Delicious Vegetarian Chili

This is actually THE BEST vegetarian chili recipe you’ll ever make!



 ½ tablespoon olive oil

 3 cloves garlic, minced

 1 yellow onion, chopped

 1 large carrot, diced

 1 red bell pepper, diced

 1 (4 ounce) can mild green chiles

 1 medium to large sweet potato, peeled and cut into ½ inch cubes

 2 1/2 tablespoons mild chili powder

 1 tablespoon cumin

 ½ teaspoon dried oregano

 ¼ teaspoon garlic powder

 ¼ teaspoon paprika

 ¼ teaspoon cayenne pepper

 ¼ teaspoon salt

 Freshly ground black pepper

 1 (28 ounce) can crushed tomatoes (fire-roasted is great)
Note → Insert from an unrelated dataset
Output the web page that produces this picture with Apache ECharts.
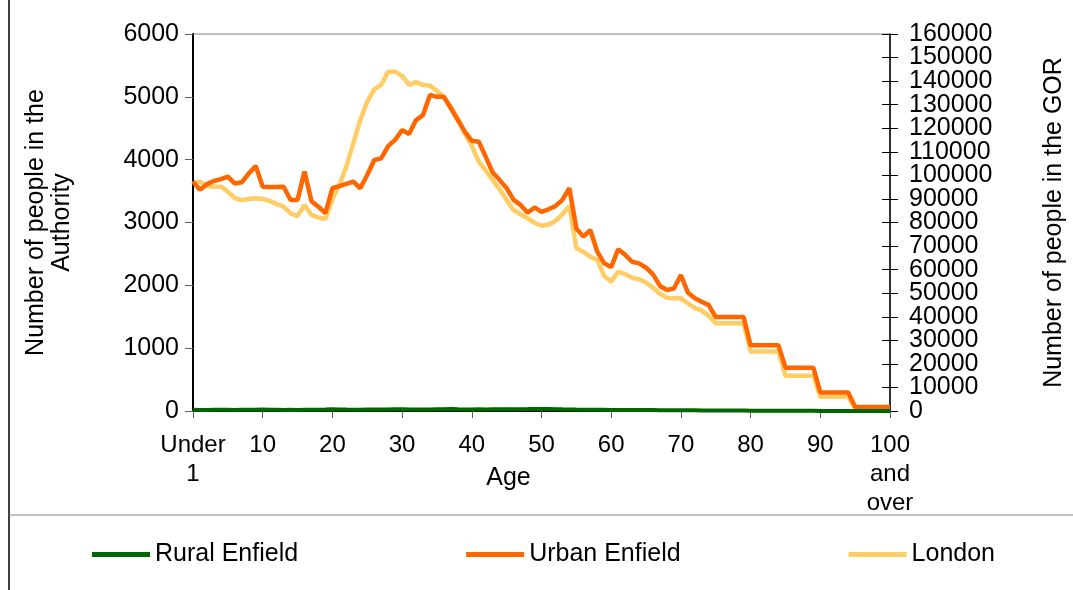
<!DOCTYPE html>
<html>
<head>
<meta charset="utf-8">
<script src="https://cdn.jsdelivr.net/npm/echarts@6/dist/echarts.min.js"></script>
<style>
  html, body { margin: 0; padding: 0; background: #fff; }
  #chart { width: 1073px; height: 590px; }
</style>
</head>
<body>
<div id="chart"></div>
<script>
// age categories: Under 1, 1..99, 100 and over
var ages = ["Under 1"];
for (var a = 1; a < 100; a++) ages.push(String(a));
ages.push("100 and over");

// Urban Enfield (left axis)
var urbanEnfield = [
  3650, 3520, 3610, 3660, 3690, 3730, 3620, 3640, 3780, 3900,
  3570, 3565, 3565, 3570, 3360, 3360, 3810, 3340, 3250, 3150,
  3545, 3580, 3615, 3650, 3545, 3755, 3995, 4020, 4215, 4315,
  4470, 4410, 4630, 4710, 5030, 5000, 5000, 4815, 4630, 4445,
  4300, 4285, 4045, 3795, 3675, 3545, 3360, 3280, 3155, 3240,
  3170, 3210, 3260, 3360, 3545, 2905, 2775, 2880, 2535, 2350,
  2290, 2575, 2485, 2375, 2350, 2280, 2175, 1990, 1925, 1950,
  2165, 1885, 1795, 1740, 1685, 1495, 1495, 1495, 1495, 1495,
  1045, 1045, 1045, 1045, 1045, 690, 690, 690, 690, 690,
  295, 295, 295, 295, 295, 65, 65, 65, 65, 65,
  65
];

// London (right axis)
var london = [
  96600, 97300, 95500, 95200, 95200, 93100, 90300, 89500, 90000, 90300,
  90000, 89100, 87800, 86700, 83900, 82700, 87400, 83200, 82100, 81500,
  90000, 95900, 103700, 113600, 123500, 131300, 136500, 138400, 144000, 144000,
  142200, 138400, 139600, 138400, 138100, 135900, 133100, 129100, 124200, 117900,
  112500, 105800, 102000, 98000, 94100, 89500, 85300, 83500, 81800, 79900,
  78600, 79100, 80600, 83500, 87000, 69100, 67600, 65500, 64100, 57300,
  54900, 59100, 58100, 56600, 55900, 54500, 52300, 49700, 48100, 47800,
  47800, 45700, 43800, 42600, 40300, 37200, 37200, 37200, 37200, 37200,
  25200, 25200, 25200, 25200, 25200, 15000, 15000, 15000, 15000, 15000,
  6000, 6000, 6000, 6000, 6000, 1200, 1200, 1200, 1200, 1200,
  1200
];

// Rural Enfield (left axis, very small)
var ruralEnfield = [
  18, 16, 17, 18, 19, 18, 17, 19, 20, 18,
  22, 19, 18, 17, 18, 17, 19, 18, 20, 22,
  26, 24, 22, 21, 20, 22, 24, 23, 25, 28,
  26, 24, 22, 23, 24, 26, 28, 30, 27, 25,
  24, 26, 25, 27, 28, 26, 27, 29, 30, 32,
  31, 30, 28, 26, 25, 22, 20, 19, 18, 18,
  17, 16, 16, 15, 15, 14, 14, 13, 12, 12,
  11, 10, 10, 9, 9, 8, 8, 7, 7, 6,
  5, 5, 5, 5, 5, 3, 3, 3, 3, 3,
  1, 1, 1, 1, 1, 0, 0, 0, 0, 0,
  0
];

var leftTicks = { min: 0, max: 6000, interval: 1000 };
var rightTicks = { min: 0, max: 160000, interval: 10000 };

var FONT = "'Liberation Sans', Arial, sans-serif";
var chart = echarts.init(document.getElementById("chart"));

function plain(v) {
  return String(v);
}
// right axis labels are split over two stacked axes so none get hidden
function evenStep(v) {
  return (v / rightTicks.interval) % 2 === 0 ? String(v) : "";
}
function oddStep(v) {
  return (v / rightTicks.interval) % 2 === 1 ? String(v) : "";
}

var option = {
  backgroundColor: "#ffffff",
  animation: false,
  textStyle: { fontFamily: FONT, color: "#000" },
  grid: {
    left: 193,
    right: 183,
    top: 34,
    bottom: 179,
    outerBoundsMode: "none",
    containLabel: false,
    show: true,
    borderColor: "#808080",
    borderWidth: 1,
    backgroundColor: "transparent"
  },
  legend: {
    left: 92,
    top: 542,
    padding: 0,
    itemWidth: 58,
    itemHeight: 5,
    itemGap: 168,
    icon: "rect",
    textStyle: { fontSize: 25, fontFamily: FONT, color: "#000" },
    data: ["Rural Enfield", "Urban Enfield", "London"]
  },
  xAxis: {
    type: "category",
    data: ages,
    boundaryGap: false,
    name: "Age",
    nameLocation: "middle",
    nameGap: 55,
    nameMoveOverlap: false,
    nameTextStyle: { fontSize: 25, fontFamily: FONT, color: "#000", padding: [0, 66, 0, 0] },
    axisLine: { lineStyle: { color: "#000", width: 1 } },
    axisTick: { show: true, interval: 9, length: 7, lineStyle: { color: "#606060" } },
    axisLabel: {
      interval: 9,
      showMinLabel: true,
      showMaxLabel: true,
      margin: 20,
      fontSize: 24,
      lineHeight: 29,
      color: "#000",
      fontFamily: FONT,
      formatter: function (v) {
        if (v === "Under 1") return "Under\n1";
        if (v === "100 and over") return "100\nand\nover";
        return v;
      }
    },
    splitLine: { show: false }
  },
  yAxis: [
    {
      type: "value",
      position: "left",
      min: leftTicks.min,
      max: leftTicks.max,
      interval: leftTicks.interval,
      name: "Number of people in the\nAuthority",
      nameLocation: "middle",
      nameRotate: 90,
      nameGap: 118,
      nameMoveOverlap: false,
      nameTextStyle: { fontSize: 25, lineHeight: 26, fontFamily: FONT, color: "#000" },
      axisLine: { show: true, lineStyle: { color: "#000", width: 2 } },
      axisTick: { show: true, length: 8, lineStyle: { color: "#606060" } },
      axisLabel: {
        margin: 14, fontSize: 25, lineHeight: 20, color: "#000", fontFamily: FONT, formatter: plain,
        showMinLabel: true, showMaxLabel: true
      },
      splitLine: { show: false }
    },
    {
      type: "value",
      position: "right",
      min: rightTicks.min,
      max: rightTicks.max,
      interval: rightTicks.interval,
      name: "Number of people in the GOR",
      nameLocation: "middle",
      nameRotate: 90,
      nameGap: 152,
      nameMoveOverlap: false,
      nameTextStyle: { fontSize: 25, fontFamily: FONT, color: "#000" },
      axisLine: { show: true, lineStyle: { color: "#000", width: 1.5 } },
      axisTick: { show: true, length: 8, lineStyle: { color: "#000" } },
      axisLabel: {
        margin: 19, fontSize: 25, lineHeight: 20, color: "#000", fontFamily: FONT, formatter: evenStep,
        showMinLabel: true, showMaxLabel: true
      },
      splitLine: { show: false }
    },
    {
      // inner half of the crossing ticks on the right axis, plus odd labels
      type: "value",
      position: "right",
      min: rightTicks.min,
      max: rightTicks.max,
      interval: rightTicks.interval,
      axisLine: { show: false },
      axisTick: { show: true, inside: true, length: 8, lineStyle: { color: "#000" } },
      axisLabel: {
        margin: 19, fontSize: 25, lineHeight: 20, color: "#000", fontFamily: FONT, formatter: oddStep
      },
      splitLine: { show: false }
    }
  ],
  series: [
    {
      name: "Rural Enfield",
      type: "line",
      yAxisIndex: 0,
      data: ruralEnfield,
      symbol: "none",
      lineStyle: { color: "#006600", width: 4 },
      itemStyle: { color: "#006600" },
      z: 4
    },
    {
      name: "London",
      type: "line",
      yAxisIndex: 1,
      data: london,
      symbol: "none",
      lineStyle: { color: "#FFCC66", width: 4.5 },
      itemStyle: { color: "#FFCC66" },
      z: 2
    },
    {
      name: "Urban Enfield",
      type: "line",
      yAxisIndex: 0,
      data: urbanEnfield,
      symbol: "none",
      lineStyle: { color: "#FF6600", width: 4.5 },
      itemStyle: { color: "#FF6600" },
      z: 3
    }
  ],
  graphic: [
    {
      type: "line",
      shape: { x1: 9, y1: 0, x2: 9, y2: 590 },
      style: { stroke: "#000", lineWidth: 1.5 }
    },
    {
      type: "line",
      shape: { x1: 9, y1: 515, x2: 1073, y2: 515 },
      style: { stroke: "#808080", lineWidth: 1 }
    }
  ]
};

chart.setOption(option);
window.addEventListener("resize", function () {
  chart.resize();
});
</script>
</body>
</html>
 3/4 cup vegetarian broth (or water)

 1 (15 ounce) can black beans, rinsed and drained

 1 (15 ounce) can kidney beans, rinsed and drained

 1 heaping cup frozen sweet corn


To garnish:

 Tortilla chips

 Lime wedge




 Sour cream/greek yogurt



  1. Place oil in a large pot and place over medium high heat. Add in garlic, onion, diced carrot, red bell pepper, cubed sweet potatoes and green chiles; saute for 5-7 minutes, stirring frequently. 
  1. Next add in chili powder, cumin, oregano, garlic powder, paprika, cayenne pepper, salt and black pepper; stir for about 30 seconds.
  2. Finally add in crushed tomatoes, broth/water, black beans, kidney beans and corn. Bring to a boil, then reduce heat and simmer for 30-45 minutes or until chili thickens and flavors come together. Taste and adjust seasonings and salt as necessary.
  1. Garnish with anything you'd like. Makes 6 servings, about 1 1/2 cups each.